Rubicon Technology, Inc. Announces Pricing Of Public Offering Of Common Stock

Rubicon Technology, Inc. (NASDAQ:RBCN), a leading provider of sapphire substrates and products to the LED, semiconductor and optical markets, today announced the pricing of an underwritten public offering of 2,500,000 shares of its common stock by selling stockholders at a price to the public of $13.00 per share. The offering is expected to close on March 24, 2014, subject to satisfaction of customary closing conditions. In addition, Rubicon has granted the underwriters a 30-day option to purchase up to an additional 375,000 shares of its common stock to cover over-allotments, if any.

Canaccord Genuity Inc. is acting as sole book-running manager for the offering and D.A. Davidson & Co. is acting as co-manager for the offering. Rubicon will not receive any proceeds from the sale of common stock by selling stockholders.

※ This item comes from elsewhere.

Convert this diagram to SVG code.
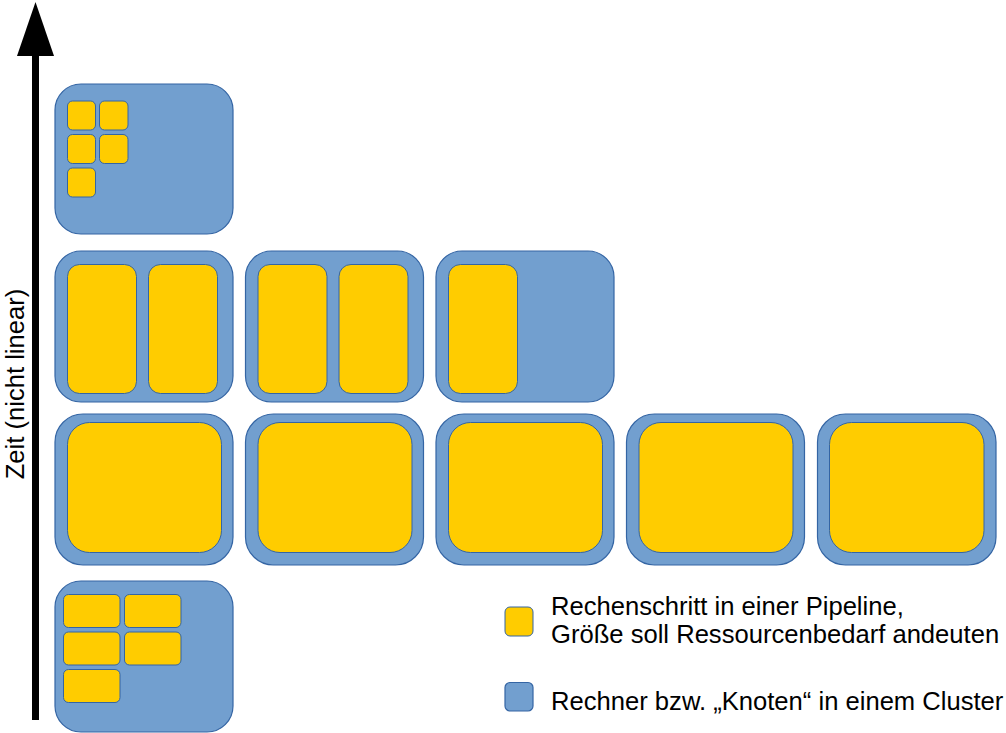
<svg xmlns="http://www.w3.org/2000/svg" width="1006" height="733" viewBox="0 0 1006 733">
<style>
.node{fill:#729fcf;stroke:#3465a4;stroke-width:1.2}
.step{fill:#ffcc00;stroke:#3465a4;stroke-width:1}
.txt{font-family:"Liberation Sans",Arial,sans-serif;font-size:25.6px;fill:#000}
</style>
<rect width="1006" height="733" fill="#fff"/>
<g id="axis">
<rect x="32" y="54" width="7" height="666" fill="#000"/>
<polygon points="35.5,2 17,56 54,56" fill="#000"/>
<text class="txt" transform="translate(24,384) rotate(-90)" text-anchor="middle">Zeit (nicht linear)</text>
</g>
<g id="node-top">
<rect class="node" x="55" y="84" width="178" height="150" rx="26"/>
<rect class="step" x="67.5" y="101" width="28" height="29" rx="5"/>
<rect class="step" x="99.5" y="101" width="28.5" height="29" rx="5"/>
<rect class="step" x="67.5" y="134.5" width="28" height="29" rx="5"/>
<rect class="step" x="99.5" y="134.5" width="28.5" height="29" rx="5"/>
<rect class="step" x="67.5" y="168" width="28" height="29" rx="5"/>
</g>
<g id="node-r2-1">
<rect class="node" x="55" y="251" width="178" height="151" rx="26"/>
<rect class="step" x="67.5" y="264.5" width="69" height="129" rx="12"/>
<rect class="step" x="148.5" y="264.5" width="69" height="129" rx="12"/>
</g>
<g id="node-r2-2">
<rect class="node" x="245.5" y="251" width="178" height="151" rx="26"/>
<rect class="step" x="258" y="264.5" width="69" height="129" rx="12"/>
<rect class="step" x="339" y="264.5" width="69" height="129" rx="12"/>
</g>
<g id="node-r2-3">
<rect class="node" x="436" y="251" width="178" height="151" rx="26"/>
<rect class="step" x="448.5" y="264.5" width="69" height="129" rx="12"/>
</g>
<g id="node-r3-1">
<rect class="node" x="55" y="414" width="178" height="151" rx="28"/>
<rect class="step" x="67.5" y="422.5" width="154" height="130" rx="22"/>
</g>
<g id="node-r3-2">
<rect class="node" x="245.5" y="414" width="178" height="151" rx="28"/>
<rect class="step" x="258" y="422.5" width="154" height="130" rx="22"/>
</g>
<g id="node-r3-3">
<rect class="node" x="436" y="414" width="178" height="151" rx="28"/>
<rect class="step" x="448.5" y="422.5" width="154" height="130" rx="22"/>
</g>
<g id="node-r3-4">
<rect class="node" x="626.5" y="414" width="178" height="151" rx="28"/>
<rect class="step" x="639" y="422.5" width="154" height="130" rx="22"/>
</g>
<g id="node-r3-5">
<rect class="node" x="817.5" y="414" width="178.5" height="151" rx="28"/>
<rect class="step" x="829.5" y="422.5" width="154.5" height="130" rx="22"/>
</g>
<g id="node-bottom">
<rect class="node" x="55" y="581" width="178" height="151" rx="26"/>
<rect class="step" x="63.5" y="594.5" width="56.5" height="33" rx="5"/>
<rect class="step" x="124.5" y="594.5" width="56.5" height="33" rx="5"/>
<rect class="step" x="63.5" y="632" width="56.5" height="33" rx="5"/>
<rect class="step" x="124.5" y="632" width="56.5" height="33" rx="5"/>
<rect class="step" x="63.5" y="669.5" width="56.5" height="33" rx="5"/>
</g>
<g id="connectors"></g>
<g id="legend">
<rect class="step" x="505" y="607" width="28" height="29" rx="5"/>
<text class="txt" x="551" y="614.5">Rechenschritt in einer Pipeline,</text>
<text class="txt" x="551" y="642.5">Größe soll Ressourcenbedarf andeuten</text>
<rect class="node" x="505" y="682.5" width="28" height="28.5" rx="5"/>
<text class="txt" x="551" y="709.5">Rechner bzw. „Knoten“ in einem Cluster</text>
</g>
</svg>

The offering is being made pursuant to an effective shelf registration statement previously filed with the Securities and Exchange Commission (SEC). A prospectus supplement and accompanying prospectus describing the terms of the offering will be filed with the SEC. Any offer, if at all, will be made only by means of a prospectus supplement and accompanying prospectus forming a part of the effective registration statement. Before investing, you should read the prospectus supplement and the accompanying prospectus, and other documents that Rubicon has filed or will file with the SEC, for more complete information about Rubicon and this offering. When available, copies of the prospectus supplement and accompanying prospectus relating to the offering may be obtained by sending a request to the offices of Canaccord Genuity Inc., Attn: Syndicate Department, 99 High Street, 12th Floor, Boston, MA 02110, or by calling (617) 371-3900. The prospectus supplement and accompanying prospectus also will be available for free on the SEC's website at www.sec.gov.

This press release shall not constitute an offer to sell, or the solicitation of an offer to buy, any of the securities, nor shall there be any sale of these securities, in any state in which such offer, solicitation or sale would be unlawful prior to registration or qualification under the securities laws of any such state.